DATA SEGMENT
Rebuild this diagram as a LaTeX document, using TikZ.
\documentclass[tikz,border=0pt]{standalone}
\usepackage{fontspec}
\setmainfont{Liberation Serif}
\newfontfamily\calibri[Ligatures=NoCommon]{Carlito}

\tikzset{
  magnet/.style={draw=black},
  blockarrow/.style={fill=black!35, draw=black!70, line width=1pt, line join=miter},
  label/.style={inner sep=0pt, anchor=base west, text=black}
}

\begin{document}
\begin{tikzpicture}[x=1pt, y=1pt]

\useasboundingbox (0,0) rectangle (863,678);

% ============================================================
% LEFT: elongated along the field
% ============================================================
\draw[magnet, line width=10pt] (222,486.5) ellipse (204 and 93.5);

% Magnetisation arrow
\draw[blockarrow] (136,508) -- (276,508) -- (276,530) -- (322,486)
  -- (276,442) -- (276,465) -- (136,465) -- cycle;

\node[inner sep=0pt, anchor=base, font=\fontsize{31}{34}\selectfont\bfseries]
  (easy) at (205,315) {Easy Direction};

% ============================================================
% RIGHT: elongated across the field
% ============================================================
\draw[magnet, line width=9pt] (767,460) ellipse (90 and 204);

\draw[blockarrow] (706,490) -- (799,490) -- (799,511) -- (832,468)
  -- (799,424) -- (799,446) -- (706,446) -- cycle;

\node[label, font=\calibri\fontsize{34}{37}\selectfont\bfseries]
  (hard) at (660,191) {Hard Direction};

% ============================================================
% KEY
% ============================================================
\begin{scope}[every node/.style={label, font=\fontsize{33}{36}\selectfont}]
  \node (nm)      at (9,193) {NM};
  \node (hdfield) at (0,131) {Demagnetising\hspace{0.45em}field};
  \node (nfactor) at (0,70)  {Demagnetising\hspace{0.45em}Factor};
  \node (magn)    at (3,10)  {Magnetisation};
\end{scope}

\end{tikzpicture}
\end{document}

TASK OBJECTIVE
Copy each line of the data above without altering a single character.

SOLUTION
Rebuild this diagram as a LaTeX document, using TikZ.
\documentclass[tikz,border=0pt]{standalone}
\usepackage{fontspec}
\setmainfont{Liberation Serif}
\newfontfamily\calibri[Ligatures=NoCommon]{Carlito}

\tikzset{
  magnet/.style={draw=black},
  blockarrow/.style={fill=black!35, draw=black!70, line width=1pt, line join=miter},
  label/.style={inner sep=0pt, anchor=base west, text=black}
}

\begin{document}
\begin{tikzpicture}[x=1pt, y=1pt]

\useasboundingbox (0,0) rectangle (863,678);

% ============================================================
% LEFT: elongated along the field
% ============================================================
\draw[magnet, line width=10pt] (222,486.5) ellipse (204 and 93.5);

% Magnetisation arrow
\draw[blockarrow] (136,508) -- (276,508) -- (276,530) -- (322,486)
  -- (276,442) -- (276,465) -- (136,465) -- cycle;

\node[inner sep=0pt, anchor=base, font=\fontsize{31}{34}\selectfont\bfseries]
  (easy) at (205,315) {Easy Direction};

% ============================================================
% RIGHT: elongated across the field
% ============================================================
\draw[magnet, line width=9pt] (767,460) ellipse (90 and 204);

\draw[blockarrow] (706,490) -- (799,490) -- (799,511) -- (832,468)
  -- (799,424) -- (799,446) -- (706,446) -- cycle;

\node[label, font=\calibri\fontsize{34}{37}\selectfont\bfseries]
  (hard) at (660,191) {Hard Direction};

% ============================================================
% KEY
% ============================================================
\begin{scope}[every node/.style={label, font=\fontsize{33}{36}\selectfont}]
  \node (nm)      at (9,193) {NM};
  \node (hdfield) at (0,131) {Demagnetising\hspace{0.45em}field};
  \node (nfactor) at (0,70)  {Demagnetising\hspace{0.45em}Factor};
  \node (magn)    at (3,10)  {Magnetisation};
\end{scope}

\end{tikzpicture}
\end{document}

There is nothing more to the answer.